In pursuit, of these policy directions, as a Science Academy, IEAc will work to strengthen the scientifically significant, credible, validated, culturally responsive, and  trans-disciplinary body of evaluation-based knowledge about intervention processes, effectiveness, impacts, and consequences, systemically and systematically,  and bring science-based evaluative thinking into community, societal, and policy deliberations about evidence, results, choices, and decisions affecting the future of people and the planet. 

Involvement of Fellows

Fellows are encouraged to contribute ideas and to propose activities supportive of the Academy mission:

  • Transforming evaluation: changing the way we do evaluations to address the complex challenges of socially and environmentally sustainable development
  • Growing evaluation: activating the voice of evaluation across borders, generations, and sectors (public, private, and civil society)
  • Professionalizing evaluation: providing enhanced support for young and emerging evaluators; and initiatives on what being an evaluator means and how to reach for evaluation excellence

Wide Range of Approaches

The Academy embraces a wide range of evaluation approaches, models, and methods. It respects the subsidiarity principle in all its work; mobilises the energies and skills of volunteers at the local, national, regional, and global level; organizes knowledge communities of Fellows (‘hubs’) to address diverse thematic, regional and local priorities; and reaches out to partners across borders, disciplinary boundaries, and all sectors of society – public, private, and civil society.

Business Model

The Academy is action-oriented, pragmatic, flexible, inclusive, and volunteer driven. It acts globally as well as locally. It respects the subsidiarity principle in all its work. It collaborates and partners with all evaluation associations and networks. It reaches out to all knowledge disciplines. It encourages initiative, innovation, and commensurate self-control. No Fellowship fee is charged. Fellows’ voluntary contributions, crowd funding and foundation support puts the Academy on a sustainable growth path.
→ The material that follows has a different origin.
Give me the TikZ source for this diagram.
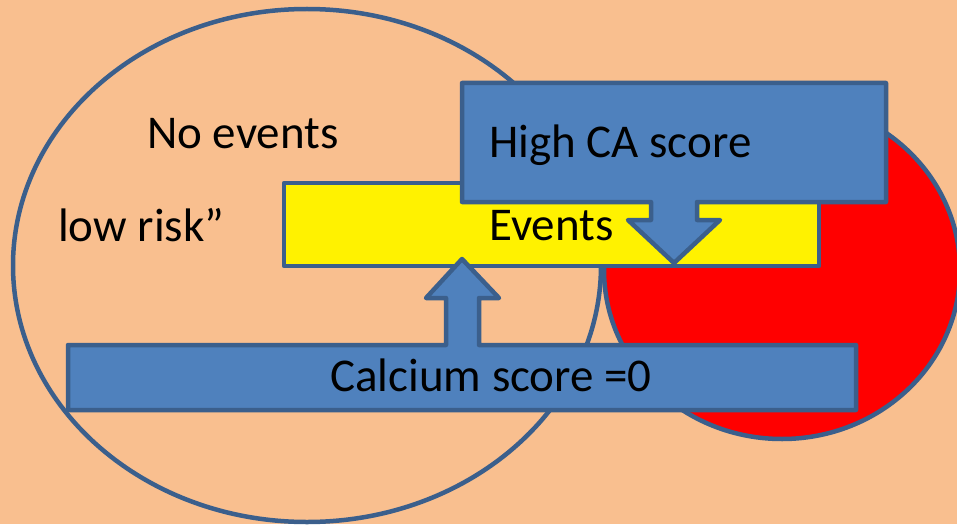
\documentclass[tikz,border=0pt]{standalone}
\usepackage{fontspec}
\setmainfont{Carlito}
\definecolor{peach}{HTML}{F9BF8F}
\definecolor{boxblue}{HTML}{4F81BD}
\definecolor{edgeblue}{HTML}{3B5F8C}
\begin{document}
\begin{tikzpicture}[x=1pt,y=-1pt,
  every node/.style={font=\fontsize{47}{56}\selectfont,inner sep=0pt,anchor=base west},
  outline/.style={draw=edgeblue,line width=4.5pt,line join=round}]
% Background
\fill[peach] (0,0) rectangle (957,524);
\clip (0,0) rectangle (957,524);
% Two circles
\fill[red,outline] (782,270) ellipse [x radius=178,y radius=169];
\draw[outline] (307,265.5) ellipse [x radius=294,y radius=256.5];
% Events bar
\fill[yellow,outline] (284,183) rectangle (819,266);
% High CA callout, arrow down
\fill[boxblue,outline] (462,83) -- (886,83) -- (886,202) -- (697,202) -- (697,220) -- (720,220)
  -- (674,263) -- (628,220) -- (651,220) -- (651,202) -- (462,202) -- cycle;
% Calcium score callout, arrow up
\fill[boxblue,outline] (68,345) -- (446,345) -- (446,298) -- (426,298) -- (462,259) -- (499,298)
  -- (479,298) -- (479,345) -- (856,345) -- (856,410) -- (68,410) -- cycle;
% Labels
\node (noevents) at (147,148) {No events};
\node (lowrisk) at (58,241) {low risk”};
\node (events) at (489,240) {Events};
\node (highca) at (489,157) {High CA score};
\node (calcium) at (330,391) {Calcium score =0};
\end{tikzpicture}
\end{document}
Evaluators admitted to the Academy are entitled to include the IEAc Fellow designation on their business cards. 

Programmes

The Academy relies on Fellows to exercise creativity and initiative; and to identify, design, and implement activities that will help in transforming, increasing influence, and professionalizing evaluation.
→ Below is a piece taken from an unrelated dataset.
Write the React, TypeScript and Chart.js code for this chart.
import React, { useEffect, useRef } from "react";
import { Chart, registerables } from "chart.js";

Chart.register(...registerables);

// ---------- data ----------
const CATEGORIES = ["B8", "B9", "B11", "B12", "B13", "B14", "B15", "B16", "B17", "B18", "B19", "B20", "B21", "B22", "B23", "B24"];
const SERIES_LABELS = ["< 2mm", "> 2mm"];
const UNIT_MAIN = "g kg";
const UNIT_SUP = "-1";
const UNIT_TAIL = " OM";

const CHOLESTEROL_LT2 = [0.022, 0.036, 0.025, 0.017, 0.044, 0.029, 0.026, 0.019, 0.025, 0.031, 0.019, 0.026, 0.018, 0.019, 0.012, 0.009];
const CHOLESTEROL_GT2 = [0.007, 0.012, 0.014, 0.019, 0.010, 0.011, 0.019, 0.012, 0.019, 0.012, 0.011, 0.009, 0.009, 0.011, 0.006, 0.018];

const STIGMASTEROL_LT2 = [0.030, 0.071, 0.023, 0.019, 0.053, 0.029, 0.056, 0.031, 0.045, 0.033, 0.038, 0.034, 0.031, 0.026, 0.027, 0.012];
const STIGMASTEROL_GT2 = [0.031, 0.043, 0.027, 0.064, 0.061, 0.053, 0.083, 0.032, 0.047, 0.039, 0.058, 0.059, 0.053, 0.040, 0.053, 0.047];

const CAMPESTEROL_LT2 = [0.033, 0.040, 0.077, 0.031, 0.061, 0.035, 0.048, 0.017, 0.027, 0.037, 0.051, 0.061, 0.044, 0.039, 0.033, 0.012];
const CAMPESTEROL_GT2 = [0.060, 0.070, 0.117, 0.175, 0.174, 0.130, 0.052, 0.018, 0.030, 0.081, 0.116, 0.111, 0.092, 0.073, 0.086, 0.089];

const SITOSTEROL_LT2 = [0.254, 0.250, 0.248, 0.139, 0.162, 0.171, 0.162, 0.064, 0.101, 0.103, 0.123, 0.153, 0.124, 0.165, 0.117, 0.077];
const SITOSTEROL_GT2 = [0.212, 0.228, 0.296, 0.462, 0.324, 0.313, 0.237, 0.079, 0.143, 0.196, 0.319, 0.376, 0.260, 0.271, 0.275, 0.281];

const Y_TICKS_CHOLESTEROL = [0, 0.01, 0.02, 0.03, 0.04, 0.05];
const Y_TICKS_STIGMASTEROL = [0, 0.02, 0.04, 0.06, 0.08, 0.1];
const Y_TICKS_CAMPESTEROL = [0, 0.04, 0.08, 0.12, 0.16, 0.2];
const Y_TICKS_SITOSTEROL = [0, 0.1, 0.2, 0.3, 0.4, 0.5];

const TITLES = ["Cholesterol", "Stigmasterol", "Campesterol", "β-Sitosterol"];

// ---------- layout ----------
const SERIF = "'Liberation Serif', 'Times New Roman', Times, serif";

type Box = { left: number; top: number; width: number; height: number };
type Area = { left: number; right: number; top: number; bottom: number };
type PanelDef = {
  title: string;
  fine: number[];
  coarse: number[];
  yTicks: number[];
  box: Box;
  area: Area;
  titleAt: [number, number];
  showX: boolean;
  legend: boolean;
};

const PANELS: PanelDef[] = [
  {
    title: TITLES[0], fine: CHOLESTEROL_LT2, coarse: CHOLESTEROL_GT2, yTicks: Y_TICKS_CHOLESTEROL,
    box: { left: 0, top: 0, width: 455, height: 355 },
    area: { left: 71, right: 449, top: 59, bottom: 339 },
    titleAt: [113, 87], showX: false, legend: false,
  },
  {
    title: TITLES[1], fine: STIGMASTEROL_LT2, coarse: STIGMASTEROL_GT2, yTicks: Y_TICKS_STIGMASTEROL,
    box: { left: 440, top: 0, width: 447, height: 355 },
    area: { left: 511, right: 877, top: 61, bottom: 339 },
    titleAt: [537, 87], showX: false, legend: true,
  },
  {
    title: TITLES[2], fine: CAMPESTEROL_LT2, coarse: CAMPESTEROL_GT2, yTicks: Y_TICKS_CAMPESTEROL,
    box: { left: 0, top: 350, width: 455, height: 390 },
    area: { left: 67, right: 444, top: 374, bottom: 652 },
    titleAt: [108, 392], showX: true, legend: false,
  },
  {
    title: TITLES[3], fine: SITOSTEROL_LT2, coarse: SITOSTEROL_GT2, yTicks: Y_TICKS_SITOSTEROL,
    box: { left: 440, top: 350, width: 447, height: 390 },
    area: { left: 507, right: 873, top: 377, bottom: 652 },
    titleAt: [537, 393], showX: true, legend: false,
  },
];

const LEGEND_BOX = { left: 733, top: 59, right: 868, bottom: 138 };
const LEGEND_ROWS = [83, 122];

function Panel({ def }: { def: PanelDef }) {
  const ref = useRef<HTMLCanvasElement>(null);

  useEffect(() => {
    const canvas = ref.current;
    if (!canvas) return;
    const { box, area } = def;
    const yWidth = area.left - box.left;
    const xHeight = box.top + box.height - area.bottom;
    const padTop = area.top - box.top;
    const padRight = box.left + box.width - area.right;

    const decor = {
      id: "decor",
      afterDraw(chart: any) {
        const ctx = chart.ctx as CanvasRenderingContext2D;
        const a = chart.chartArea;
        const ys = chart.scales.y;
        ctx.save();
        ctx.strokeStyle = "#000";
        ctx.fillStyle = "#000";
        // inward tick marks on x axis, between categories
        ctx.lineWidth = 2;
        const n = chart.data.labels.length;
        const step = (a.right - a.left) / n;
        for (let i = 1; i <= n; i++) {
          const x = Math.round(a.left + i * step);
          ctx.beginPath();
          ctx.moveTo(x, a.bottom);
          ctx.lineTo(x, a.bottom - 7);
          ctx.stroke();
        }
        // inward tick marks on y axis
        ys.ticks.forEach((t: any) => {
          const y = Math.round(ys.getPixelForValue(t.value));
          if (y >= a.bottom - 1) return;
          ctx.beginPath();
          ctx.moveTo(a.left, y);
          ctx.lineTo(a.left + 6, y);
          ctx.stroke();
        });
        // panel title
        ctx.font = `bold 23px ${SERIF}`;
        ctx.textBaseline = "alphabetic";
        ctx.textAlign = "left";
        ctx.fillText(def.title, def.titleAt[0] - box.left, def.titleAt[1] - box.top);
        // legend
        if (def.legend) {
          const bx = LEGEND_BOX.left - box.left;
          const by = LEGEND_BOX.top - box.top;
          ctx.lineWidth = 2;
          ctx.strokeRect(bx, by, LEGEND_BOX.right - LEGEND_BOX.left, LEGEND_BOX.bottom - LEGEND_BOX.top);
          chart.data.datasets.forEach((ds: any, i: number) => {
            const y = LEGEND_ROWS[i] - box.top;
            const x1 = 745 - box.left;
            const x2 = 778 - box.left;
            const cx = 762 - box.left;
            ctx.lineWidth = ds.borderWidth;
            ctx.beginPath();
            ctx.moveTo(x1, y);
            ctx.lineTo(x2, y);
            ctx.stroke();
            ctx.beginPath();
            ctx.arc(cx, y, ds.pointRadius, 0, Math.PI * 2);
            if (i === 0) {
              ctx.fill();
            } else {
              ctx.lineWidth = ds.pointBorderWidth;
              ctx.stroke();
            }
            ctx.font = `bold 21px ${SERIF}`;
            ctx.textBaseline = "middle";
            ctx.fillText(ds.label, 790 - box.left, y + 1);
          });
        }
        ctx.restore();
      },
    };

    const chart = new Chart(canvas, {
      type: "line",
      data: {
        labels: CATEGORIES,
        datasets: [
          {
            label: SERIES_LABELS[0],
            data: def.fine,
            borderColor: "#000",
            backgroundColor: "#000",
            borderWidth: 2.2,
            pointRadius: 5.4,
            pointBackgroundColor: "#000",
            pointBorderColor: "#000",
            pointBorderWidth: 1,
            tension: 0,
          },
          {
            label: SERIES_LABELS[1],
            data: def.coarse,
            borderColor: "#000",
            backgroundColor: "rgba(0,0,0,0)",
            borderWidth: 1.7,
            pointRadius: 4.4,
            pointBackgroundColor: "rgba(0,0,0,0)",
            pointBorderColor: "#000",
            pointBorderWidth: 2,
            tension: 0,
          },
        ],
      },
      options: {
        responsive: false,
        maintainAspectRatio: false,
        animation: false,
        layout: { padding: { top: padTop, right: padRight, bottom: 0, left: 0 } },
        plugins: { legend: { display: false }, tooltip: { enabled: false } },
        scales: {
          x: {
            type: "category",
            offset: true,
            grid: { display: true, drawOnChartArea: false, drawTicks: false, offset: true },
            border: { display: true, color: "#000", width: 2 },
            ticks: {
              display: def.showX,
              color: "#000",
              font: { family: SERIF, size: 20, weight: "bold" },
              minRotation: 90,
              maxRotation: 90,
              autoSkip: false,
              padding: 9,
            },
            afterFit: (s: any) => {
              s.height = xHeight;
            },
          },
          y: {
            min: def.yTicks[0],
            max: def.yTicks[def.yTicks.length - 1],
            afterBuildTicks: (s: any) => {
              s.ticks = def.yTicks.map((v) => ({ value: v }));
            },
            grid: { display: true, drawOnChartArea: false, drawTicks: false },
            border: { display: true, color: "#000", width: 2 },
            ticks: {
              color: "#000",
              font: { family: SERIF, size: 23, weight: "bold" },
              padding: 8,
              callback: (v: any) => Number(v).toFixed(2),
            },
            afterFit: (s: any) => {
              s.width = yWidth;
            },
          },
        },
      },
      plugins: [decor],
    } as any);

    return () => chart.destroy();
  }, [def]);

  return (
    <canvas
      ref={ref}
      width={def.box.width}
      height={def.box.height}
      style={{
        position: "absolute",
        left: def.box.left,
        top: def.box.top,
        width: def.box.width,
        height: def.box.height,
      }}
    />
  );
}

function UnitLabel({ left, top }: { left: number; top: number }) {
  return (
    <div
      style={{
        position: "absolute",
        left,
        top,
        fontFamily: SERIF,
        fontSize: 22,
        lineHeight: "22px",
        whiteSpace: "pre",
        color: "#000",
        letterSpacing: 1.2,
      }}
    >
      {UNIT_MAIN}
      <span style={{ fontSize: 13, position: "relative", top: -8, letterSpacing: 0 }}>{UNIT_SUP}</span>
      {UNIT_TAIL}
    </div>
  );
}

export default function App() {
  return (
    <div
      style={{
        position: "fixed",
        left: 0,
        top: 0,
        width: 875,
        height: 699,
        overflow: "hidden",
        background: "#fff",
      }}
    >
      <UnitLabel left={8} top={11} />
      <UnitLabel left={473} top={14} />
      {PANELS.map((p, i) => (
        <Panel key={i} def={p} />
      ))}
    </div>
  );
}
Thus, under Board oversight and with Leadership Council support, Fellows initiate, design, implement or participate in programmes, and projects that fall within or cut across approved clusters of activities.

Clusters of Activities

  • Evaluation research: research on evaluation methods, governance, management, models, and practices; science-based evaluation initiatives (e.g., complexity, systems thinking, mapping, etc.)
  • Evaluation advocacy: promotion of sound evaluation policies; engagement with civil society groups; encouragement of corporate social responsibility-oriented evaluation; etc.
  • Evaluation education: promotion of high-quality tertiary evaluation education in universities worldwide, especially in the Global South
  • Evaluation training: filling training gaps identified in partnership with other evaluation and social research organizations with a privileged focus on new evaluation frontiers, information technology, artificial intelligence, Big Data, etc.
  •  
  • Evaluation professionalisation: mutual recognition of guiding principles; professional ethics; competency frameworks; mentoring and professional development; support to young and emerging evaluators’ initiatives; prizes and awards, etc. 
  • Transformational evaluation: promotion of evaluations that ask hard questions geared to transformational change, socially and environmentally sustainable development, Blue Marble evaluations, etc.
  • Evaluators without borders: promotion of international evaluation exchanges; contributions to effective communications across evaluation cultures; amplification of indigenous evaluation voices; etc.
  • Expert evaluation services: set up of independent commissions, workshops, roundtables, and expert meetings tasked with evaluation of critically important public policies and programs; Academy-directed transformational evaluations; provision of independent, objective evaluation advice to improve the validity, quality, and social utility of evaluations in the public, private, and voluntary sector¹.

¹ These activities will be subject to strict Board oversight and conflict of interest rules.

 

Proposals for initiatives are approved by a Board subcommittee following Council review of a short application (link will become active when application form becomes available). Progress towards results is reported to the Board and an independent evaluation is carried out every five years. All Academy programmes normally serve a primary ‘cluster’ objective, but they usually include features responsive to more than one activity cluster. Discrete interventions (projects, events, publications, etc.) are the building blocks of programmes. Provided they are an explicit component of an approved programme, such projects do not require explicit Board approval unless they depend on an Academy small grant.

Small Grants

Academy activities are volunteer driven. However, in some cases, operational expenses may have to be defrayed. To ensure that this does not preclude the implementation of priority interventions, especially those preparatory to (or included in) programmes already approved or under consideration or gestation, the Academy provides small grants (normally $10,000 or less) to hubs, individual Fellows or groups of Fellows in good standing to support the design, incubation, and/or implementation of activities that support Academy goals and priorities. Grant applicants undertake to behave ethically, to report on results, and to draw lessons at project completion. Grant applications (link will become active when application form becomes available) are subject to peer review by Council members prior to their submission to the Operations Committee of the Board for approval. They provide adequate justification that the proposed grants are responsive to Academy priorities. Due diligence processes aligned with the Academy bylaws are put in place before the programme is formally launched. Board members cannot apply for small grants.

Outreach

The Academy reaches out to potential Fellows and the global evaluation community, as well as to users of evaluations and to stakeholders, through its website and its publications, as well as public appearances and presentations in events and conferences, whether virtual or in person. The President is the public face of the Academy; Board members, the Council and Fellows are expected to be Ambassadors for the Academy and for global transformational evaluation.

Advocacy

Where possible and useful, the Academy will join advocacy campaigns and aim to add value to them through promotion of sound evaluation policies; engagement with civil society groups; encouragement of corporate social responsibility-oriented evaluation; environmentally responsible evaluation; etc.